Israel alega que havia perigo de infiltração de militantes do Hamas para atacar comunidades perto. Organizações de direitos humanos criticam o disparo sobre manifestantes desarmados e falaram em potenciais crimes de guerra.
Nesta altura, defende Miguel Urbán Crespo, “é importante, mais do que palavras, acções”. O político é também apoiante da campanha de BDS (Boicote, Desinvestimento e Sanções) a Israel, que pode afectar de produtos israelitas a académicos, e a que já aderiram uma série de municípios espanhóis. Para Israel, o movimento BDS é uma ameaça estratégica e há mesmo uma lei ditando que quem apoie publicamente a campanha não possa entrar no país.
Importância do passaporte
Já o “palestiniano com passaporte neozelandês” Youssef Sammour está a bordo de um dos navios desde Amesterdão, mas vai sair antes de chegar perto de Gaza (estima-se que a aproximação ocorra em meados de Julho).

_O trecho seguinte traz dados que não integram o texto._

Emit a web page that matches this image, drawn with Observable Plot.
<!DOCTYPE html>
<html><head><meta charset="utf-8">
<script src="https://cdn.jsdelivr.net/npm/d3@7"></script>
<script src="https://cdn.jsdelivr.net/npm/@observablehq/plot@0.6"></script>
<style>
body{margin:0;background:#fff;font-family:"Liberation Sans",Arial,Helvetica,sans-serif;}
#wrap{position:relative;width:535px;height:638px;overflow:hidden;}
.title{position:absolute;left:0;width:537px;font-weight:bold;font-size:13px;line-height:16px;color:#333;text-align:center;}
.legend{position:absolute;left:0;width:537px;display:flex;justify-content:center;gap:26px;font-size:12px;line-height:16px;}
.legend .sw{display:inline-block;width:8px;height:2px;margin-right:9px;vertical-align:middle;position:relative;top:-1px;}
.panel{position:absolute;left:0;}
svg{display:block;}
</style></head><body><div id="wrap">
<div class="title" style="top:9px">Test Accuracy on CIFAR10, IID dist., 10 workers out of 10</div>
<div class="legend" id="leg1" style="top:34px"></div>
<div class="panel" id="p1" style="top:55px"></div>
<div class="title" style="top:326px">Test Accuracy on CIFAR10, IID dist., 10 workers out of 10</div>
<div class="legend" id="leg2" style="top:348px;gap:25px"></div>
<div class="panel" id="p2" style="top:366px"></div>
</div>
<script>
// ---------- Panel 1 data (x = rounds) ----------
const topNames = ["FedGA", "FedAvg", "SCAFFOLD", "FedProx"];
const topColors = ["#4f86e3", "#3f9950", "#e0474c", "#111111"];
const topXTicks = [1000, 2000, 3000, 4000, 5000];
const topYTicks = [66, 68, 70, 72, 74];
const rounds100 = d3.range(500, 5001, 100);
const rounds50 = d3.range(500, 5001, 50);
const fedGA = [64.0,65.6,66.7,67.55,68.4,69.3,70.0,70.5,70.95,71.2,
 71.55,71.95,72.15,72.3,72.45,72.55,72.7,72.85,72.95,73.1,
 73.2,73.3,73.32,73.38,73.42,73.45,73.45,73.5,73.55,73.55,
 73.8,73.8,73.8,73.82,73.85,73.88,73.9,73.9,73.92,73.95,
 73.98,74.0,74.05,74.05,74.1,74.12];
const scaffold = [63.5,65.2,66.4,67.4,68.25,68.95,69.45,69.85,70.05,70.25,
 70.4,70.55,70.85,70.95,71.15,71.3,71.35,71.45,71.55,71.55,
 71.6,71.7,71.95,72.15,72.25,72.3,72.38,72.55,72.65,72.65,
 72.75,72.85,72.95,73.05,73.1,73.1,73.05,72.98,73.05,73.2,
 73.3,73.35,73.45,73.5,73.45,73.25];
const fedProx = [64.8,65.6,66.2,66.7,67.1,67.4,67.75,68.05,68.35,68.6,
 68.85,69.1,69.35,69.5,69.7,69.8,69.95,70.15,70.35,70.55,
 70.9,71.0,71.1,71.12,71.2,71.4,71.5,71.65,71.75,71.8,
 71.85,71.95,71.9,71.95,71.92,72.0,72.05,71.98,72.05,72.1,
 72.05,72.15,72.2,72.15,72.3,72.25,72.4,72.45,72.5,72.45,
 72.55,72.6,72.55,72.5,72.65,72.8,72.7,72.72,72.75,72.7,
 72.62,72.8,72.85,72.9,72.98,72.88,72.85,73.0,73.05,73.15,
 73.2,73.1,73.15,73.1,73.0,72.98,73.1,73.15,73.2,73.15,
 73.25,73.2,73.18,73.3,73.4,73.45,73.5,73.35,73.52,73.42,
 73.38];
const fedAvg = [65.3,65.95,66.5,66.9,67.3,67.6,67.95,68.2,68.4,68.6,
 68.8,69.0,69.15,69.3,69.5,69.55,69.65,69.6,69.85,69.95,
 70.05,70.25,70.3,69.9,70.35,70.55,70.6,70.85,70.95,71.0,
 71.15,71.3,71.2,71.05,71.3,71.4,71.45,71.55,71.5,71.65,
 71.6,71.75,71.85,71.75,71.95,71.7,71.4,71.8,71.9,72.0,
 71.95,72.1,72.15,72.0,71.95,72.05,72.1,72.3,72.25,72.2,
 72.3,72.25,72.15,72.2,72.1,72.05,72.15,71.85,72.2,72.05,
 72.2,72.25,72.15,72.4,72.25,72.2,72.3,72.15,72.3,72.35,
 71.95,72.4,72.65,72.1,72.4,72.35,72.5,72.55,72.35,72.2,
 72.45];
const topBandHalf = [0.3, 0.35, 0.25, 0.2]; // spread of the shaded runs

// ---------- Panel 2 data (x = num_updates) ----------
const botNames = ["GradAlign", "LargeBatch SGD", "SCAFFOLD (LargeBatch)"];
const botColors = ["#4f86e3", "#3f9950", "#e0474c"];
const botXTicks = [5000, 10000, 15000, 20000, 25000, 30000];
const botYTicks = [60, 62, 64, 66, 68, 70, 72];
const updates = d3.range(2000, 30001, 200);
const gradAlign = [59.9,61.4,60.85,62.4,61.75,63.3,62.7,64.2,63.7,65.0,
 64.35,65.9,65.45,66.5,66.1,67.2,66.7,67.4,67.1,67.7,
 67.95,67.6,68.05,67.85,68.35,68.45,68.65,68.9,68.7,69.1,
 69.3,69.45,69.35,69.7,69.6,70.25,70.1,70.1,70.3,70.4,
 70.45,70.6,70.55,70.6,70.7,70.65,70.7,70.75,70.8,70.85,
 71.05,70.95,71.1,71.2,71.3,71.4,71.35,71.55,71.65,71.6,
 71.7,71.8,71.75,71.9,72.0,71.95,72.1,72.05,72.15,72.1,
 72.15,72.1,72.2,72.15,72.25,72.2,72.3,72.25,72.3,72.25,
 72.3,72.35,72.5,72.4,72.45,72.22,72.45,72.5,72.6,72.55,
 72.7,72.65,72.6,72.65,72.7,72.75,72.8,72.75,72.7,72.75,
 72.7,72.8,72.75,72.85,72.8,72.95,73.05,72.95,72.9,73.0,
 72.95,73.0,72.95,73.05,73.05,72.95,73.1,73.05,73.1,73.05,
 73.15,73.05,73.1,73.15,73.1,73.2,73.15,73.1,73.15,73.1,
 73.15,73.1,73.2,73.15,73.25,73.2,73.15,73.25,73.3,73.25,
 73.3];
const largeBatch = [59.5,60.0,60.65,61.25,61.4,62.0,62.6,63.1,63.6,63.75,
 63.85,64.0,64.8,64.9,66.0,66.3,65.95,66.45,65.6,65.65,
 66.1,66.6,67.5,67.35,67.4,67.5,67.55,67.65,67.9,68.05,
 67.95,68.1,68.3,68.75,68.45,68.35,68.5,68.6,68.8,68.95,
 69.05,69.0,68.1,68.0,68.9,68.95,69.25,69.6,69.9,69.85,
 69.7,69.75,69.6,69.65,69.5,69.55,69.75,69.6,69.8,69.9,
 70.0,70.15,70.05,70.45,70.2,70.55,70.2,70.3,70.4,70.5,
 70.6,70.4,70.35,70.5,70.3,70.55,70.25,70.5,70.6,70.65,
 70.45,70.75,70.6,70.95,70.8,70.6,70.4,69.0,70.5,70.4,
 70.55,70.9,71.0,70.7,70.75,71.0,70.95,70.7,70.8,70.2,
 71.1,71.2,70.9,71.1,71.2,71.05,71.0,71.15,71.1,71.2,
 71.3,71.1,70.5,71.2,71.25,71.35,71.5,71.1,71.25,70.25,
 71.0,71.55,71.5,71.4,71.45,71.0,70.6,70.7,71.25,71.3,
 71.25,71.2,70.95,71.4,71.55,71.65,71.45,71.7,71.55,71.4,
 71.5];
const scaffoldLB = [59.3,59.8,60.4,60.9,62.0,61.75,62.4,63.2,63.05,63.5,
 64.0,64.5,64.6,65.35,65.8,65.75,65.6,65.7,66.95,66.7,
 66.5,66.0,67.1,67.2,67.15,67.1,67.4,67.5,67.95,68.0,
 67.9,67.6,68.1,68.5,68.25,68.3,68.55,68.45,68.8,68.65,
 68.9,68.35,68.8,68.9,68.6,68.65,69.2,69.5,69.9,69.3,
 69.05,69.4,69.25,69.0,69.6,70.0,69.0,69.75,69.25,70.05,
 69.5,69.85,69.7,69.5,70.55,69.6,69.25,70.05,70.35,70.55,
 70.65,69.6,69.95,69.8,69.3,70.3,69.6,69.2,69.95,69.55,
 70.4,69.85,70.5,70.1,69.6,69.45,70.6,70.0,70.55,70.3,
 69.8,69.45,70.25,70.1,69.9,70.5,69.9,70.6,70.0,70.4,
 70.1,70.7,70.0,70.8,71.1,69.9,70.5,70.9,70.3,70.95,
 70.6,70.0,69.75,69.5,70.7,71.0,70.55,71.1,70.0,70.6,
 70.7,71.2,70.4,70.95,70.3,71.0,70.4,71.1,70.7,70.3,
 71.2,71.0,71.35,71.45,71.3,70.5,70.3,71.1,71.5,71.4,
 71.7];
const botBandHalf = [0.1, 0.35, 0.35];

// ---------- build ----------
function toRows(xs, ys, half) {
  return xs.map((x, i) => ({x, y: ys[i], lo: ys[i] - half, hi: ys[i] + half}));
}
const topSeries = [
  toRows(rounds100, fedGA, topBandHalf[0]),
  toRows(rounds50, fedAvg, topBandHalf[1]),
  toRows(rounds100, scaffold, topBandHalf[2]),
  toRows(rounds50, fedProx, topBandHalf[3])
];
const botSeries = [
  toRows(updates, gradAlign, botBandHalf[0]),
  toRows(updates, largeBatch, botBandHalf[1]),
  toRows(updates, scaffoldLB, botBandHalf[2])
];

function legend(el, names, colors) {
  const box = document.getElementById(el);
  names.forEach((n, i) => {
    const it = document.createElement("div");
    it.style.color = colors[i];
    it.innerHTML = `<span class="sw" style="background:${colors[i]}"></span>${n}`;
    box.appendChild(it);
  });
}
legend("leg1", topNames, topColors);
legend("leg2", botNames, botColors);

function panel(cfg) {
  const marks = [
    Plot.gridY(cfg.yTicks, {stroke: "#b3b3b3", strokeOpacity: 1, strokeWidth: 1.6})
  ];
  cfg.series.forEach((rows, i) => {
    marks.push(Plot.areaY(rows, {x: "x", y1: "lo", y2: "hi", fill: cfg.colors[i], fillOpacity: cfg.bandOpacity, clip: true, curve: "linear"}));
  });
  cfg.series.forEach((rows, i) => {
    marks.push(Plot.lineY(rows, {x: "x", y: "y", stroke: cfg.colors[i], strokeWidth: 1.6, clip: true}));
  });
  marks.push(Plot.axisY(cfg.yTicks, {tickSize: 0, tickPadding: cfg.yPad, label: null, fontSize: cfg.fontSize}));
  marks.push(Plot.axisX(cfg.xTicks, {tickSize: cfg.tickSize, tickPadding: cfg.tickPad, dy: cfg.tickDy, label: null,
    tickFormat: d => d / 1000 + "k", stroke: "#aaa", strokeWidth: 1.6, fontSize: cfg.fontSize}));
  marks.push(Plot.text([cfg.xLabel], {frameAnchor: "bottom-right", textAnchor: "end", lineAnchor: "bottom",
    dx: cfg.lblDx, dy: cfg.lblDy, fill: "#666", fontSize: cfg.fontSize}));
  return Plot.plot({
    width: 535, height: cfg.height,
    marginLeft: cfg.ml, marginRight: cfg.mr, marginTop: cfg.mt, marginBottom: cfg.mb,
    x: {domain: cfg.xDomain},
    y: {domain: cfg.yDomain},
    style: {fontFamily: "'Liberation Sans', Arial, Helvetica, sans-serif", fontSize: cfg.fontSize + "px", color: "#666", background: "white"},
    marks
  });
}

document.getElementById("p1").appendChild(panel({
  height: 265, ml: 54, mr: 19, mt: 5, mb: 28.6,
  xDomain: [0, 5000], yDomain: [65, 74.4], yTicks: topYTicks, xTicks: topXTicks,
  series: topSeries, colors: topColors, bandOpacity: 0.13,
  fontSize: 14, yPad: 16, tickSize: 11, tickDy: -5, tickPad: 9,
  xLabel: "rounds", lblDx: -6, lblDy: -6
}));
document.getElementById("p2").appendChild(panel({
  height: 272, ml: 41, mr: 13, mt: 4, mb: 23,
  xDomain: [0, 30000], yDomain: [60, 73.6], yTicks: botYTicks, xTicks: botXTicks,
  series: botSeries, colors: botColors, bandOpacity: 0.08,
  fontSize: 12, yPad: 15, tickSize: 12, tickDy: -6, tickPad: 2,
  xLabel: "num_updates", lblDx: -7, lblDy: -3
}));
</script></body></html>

Sammour, cuja curiosidade sobre o seu passaporte (viveu parte da vida sem um) o levou ao activismo pelos direitos dos palestinianos, nunca foi à Palestina. Uma detenção por tentativa de entrada ilegal pode levar a dez anos sem autorização para viajar até Israel, o que significará que não pode entrar nos territórios palestinianos.
“Gostava de ir em Setembro como turista, por isso não vou arriscar”, conta. Essa é uma razão. “A outra é que os meus pais obrigaram-me a prometer que não ia até lá”, diz meio a rir.

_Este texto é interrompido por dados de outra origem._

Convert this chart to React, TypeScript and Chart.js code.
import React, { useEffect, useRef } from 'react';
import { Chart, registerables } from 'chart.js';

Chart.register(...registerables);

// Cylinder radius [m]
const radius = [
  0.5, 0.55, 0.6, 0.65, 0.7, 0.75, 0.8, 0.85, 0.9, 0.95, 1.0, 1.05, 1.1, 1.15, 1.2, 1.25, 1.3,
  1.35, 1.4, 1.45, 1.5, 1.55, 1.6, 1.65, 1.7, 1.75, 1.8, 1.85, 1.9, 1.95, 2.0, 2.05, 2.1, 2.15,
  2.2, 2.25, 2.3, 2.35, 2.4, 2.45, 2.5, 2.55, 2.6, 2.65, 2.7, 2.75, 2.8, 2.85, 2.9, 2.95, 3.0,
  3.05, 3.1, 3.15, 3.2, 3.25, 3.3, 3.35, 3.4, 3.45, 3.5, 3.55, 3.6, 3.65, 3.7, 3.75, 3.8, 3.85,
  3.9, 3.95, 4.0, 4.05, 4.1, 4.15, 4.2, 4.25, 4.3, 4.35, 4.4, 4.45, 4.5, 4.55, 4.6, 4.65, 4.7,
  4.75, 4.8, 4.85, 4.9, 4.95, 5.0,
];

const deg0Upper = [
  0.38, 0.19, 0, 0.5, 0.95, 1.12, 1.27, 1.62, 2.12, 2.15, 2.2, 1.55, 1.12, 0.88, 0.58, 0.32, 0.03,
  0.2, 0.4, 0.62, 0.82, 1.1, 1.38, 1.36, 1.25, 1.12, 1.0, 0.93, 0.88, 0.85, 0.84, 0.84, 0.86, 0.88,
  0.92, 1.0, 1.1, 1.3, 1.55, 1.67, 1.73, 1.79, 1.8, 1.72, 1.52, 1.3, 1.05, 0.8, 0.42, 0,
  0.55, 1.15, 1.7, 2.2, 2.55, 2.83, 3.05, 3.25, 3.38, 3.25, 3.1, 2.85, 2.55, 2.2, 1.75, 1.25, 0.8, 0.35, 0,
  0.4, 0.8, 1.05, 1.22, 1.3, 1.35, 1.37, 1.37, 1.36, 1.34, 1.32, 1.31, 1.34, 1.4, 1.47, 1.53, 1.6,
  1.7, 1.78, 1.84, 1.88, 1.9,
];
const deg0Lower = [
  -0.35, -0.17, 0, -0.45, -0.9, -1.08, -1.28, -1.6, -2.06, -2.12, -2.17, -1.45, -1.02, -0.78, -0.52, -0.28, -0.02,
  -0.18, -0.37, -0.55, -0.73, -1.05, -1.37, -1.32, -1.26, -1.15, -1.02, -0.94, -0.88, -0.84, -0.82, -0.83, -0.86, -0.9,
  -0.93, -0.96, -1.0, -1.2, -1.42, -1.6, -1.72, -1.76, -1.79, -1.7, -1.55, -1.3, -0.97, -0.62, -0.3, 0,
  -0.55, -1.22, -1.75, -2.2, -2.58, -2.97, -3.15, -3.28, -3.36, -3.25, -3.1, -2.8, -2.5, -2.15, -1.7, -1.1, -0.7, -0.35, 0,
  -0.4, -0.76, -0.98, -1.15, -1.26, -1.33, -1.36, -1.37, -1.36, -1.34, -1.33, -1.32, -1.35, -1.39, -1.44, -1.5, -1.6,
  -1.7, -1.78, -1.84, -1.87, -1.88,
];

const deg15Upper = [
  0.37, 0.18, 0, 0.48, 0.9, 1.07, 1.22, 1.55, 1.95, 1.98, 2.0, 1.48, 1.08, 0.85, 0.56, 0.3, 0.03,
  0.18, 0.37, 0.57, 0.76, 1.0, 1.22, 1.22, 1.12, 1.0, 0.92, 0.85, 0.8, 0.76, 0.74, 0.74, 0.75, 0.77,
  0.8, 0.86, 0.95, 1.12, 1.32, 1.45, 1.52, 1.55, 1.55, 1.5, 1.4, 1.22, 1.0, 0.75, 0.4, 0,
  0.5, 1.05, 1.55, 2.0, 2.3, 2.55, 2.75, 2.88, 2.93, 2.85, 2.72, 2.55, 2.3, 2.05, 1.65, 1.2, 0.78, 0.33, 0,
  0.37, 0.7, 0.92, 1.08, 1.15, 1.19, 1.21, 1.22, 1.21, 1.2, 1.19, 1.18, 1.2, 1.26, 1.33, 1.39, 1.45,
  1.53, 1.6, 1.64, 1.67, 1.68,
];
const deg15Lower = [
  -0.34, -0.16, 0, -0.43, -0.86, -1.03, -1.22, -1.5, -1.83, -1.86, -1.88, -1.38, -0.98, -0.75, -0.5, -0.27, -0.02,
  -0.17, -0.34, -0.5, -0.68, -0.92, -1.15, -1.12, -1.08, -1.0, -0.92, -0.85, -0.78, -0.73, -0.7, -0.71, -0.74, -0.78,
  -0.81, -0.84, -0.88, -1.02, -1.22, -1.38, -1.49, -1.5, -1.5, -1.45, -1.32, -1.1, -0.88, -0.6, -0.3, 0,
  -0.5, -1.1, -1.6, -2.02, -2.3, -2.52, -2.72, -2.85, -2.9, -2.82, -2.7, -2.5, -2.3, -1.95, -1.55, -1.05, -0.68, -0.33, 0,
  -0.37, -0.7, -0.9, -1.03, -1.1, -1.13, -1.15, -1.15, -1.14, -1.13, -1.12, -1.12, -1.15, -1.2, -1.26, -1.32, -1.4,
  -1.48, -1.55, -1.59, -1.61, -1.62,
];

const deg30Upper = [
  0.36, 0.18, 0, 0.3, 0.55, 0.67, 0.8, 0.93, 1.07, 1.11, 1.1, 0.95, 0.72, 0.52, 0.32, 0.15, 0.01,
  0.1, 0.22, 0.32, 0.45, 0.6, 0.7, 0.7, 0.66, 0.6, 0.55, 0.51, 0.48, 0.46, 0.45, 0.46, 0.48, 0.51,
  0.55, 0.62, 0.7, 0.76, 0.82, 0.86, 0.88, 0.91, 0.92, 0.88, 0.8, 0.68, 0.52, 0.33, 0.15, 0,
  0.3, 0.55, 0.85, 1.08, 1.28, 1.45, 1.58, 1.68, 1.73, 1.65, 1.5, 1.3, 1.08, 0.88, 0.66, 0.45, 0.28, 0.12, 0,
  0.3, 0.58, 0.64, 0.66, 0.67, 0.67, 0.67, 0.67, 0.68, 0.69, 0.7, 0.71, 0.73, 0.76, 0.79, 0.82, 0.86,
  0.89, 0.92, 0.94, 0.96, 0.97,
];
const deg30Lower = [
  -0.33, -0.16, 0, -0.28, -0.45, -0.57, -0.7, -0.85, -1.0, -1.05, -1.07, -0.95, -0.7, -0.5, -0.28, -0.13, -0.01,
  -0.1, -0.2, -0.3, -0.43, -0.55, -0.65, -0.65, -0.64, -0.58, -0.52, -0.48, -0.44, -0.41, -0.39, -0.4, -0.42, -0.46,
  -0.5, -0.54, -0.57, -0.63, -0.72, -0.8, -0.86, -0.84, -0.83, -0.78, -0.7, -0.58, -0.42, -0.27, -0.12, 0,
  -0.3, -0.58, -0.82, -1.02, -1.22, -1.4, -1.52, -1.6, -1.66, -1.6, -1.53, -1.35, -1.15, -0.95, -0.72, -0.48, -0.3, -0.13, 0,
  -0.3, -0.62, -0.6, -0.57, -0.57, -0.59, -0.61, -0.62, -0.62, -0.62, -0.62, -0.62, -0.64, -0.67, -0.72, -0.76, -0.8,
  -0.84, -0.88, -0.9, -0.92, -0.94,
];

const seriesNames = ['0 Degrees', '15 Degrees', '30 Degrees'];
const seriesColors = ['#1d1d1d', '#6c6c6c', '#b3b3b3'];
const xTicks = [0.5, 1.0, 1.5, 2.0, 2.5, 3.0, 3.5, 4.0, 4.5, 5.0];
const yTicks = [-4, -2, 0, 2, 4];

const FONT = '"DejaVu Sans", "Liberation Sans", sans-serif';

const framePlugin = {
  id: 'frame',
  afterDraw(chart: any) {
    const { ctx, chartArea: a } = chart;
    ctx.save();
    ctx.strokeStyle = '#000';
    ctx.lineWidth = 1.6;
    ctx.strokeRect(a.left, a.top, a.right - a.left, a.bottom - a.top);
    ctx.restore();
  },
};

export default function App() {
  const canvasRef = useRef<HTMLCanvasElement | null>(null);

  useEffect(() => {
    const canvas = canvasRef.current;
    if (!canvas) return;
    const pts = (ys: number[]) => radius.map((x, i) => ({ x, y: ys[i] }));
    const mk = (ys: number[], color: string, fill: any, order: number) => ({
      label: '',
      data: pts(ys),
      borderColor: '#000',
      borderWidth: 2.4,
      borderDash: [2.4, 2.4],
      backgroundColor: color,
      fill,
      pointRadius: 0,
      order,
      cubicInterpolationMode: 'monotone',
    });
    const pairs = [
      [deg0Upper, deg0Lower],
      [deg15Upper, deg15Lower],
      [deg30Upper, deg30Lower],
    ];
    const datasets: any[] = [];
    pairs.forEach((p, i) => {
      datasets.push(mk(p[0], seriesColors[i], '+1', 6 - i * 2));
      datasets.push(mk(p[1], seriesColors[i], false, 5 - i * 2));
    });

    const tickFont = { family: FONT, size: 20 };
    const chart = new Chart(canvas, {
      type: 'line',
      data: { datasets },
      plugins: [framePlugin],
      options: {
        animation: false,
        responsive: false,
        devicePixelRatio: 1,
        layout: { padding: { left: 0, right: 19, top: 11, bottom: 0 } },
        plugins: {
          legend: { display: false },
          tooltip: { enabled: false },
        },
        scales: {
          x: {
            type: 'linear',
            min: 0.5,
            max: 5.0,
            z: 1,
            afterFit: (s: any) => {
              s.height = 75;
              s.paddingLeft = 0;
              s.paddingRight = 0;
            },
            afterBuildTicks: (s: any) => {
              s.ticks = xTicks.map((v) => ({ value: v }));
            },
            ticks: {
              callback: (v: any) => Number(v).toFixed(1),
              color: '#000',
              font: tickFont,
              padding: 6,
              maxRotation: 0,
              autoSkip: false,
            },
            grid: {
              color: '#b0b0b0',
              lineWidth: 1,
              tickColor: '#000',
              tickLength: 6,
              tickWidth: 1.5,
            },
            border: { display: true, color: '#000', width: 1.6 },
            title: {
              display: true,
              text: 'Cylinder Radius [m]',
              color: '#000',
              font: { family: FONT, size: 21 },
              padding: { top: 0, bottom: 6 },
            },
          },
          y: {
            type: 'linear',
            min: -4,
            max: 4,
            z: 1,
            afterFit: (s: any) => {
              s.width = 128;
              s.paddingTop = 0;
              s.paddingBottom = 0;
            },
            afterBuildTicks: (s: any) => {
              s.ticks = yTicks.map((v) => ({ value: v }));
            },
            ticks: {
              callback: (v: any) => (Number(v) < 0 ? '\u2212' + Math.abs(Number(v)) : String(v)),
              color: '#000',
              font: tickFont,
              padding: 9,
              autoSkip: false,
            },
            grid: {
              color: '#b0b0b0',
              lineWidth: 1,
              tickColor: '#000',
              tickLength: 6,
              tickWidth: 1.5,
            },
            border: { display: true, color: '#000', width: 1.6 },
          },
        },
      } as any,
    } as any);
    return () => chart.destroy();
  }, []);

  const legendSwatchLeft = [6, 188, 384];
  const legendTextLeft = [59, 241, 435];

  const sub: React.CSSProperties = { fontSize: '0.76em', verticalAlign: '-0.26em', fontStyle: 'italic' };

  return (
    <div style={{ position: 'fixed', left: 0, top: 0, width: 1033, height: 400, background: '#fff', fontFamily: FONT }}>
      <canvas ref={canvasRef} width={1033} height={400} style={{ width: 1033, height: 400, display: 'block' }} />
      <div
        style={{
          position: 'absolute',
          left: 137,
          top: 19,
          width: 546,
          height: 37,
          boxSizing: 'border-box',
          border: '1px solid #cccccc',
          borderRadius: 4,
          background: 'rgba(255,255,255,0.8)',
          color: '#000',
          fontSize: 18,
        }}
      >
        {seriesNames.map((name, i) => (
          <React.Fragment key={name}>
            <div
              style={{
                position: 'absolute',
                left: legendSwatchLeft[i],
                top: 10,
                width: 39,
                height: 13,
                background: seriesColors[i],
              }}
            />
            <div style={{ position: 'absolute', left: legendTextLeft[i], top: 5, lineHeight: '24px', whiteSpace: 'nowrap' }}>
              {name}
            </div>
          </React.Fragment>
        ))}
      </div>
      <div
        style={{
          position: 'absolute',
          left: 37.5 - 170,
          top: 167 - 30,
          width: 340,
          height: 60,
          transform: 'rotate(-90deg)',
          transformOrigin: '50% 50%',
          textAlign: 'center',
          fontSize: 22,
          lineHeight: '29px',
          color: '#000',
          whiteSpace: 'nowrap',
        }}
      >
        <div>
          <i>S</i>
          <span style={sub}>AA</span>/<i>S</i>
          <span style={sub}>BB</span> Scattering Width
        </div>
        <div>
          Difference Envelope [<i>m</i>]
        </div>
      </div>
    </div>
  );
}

Se para Youssef Sammour estar ali é tanto uma questão ligada à sua identidade como de defesa dos direitos humanos, para outros o estar ali é uma questão de pressionar governos, "estar do lado certo da História" ou ter resposta para dar aos filhos ou netos (reais ou futuros), dizem.
Já para a sueca Oldoz Javidi, candidata a deputada do partido Iniciativa Feminista, é tudo mais simples: “A questão não é porque é que nós estamos a fazer iso, é porque é que o mundo não está a fazer nada”.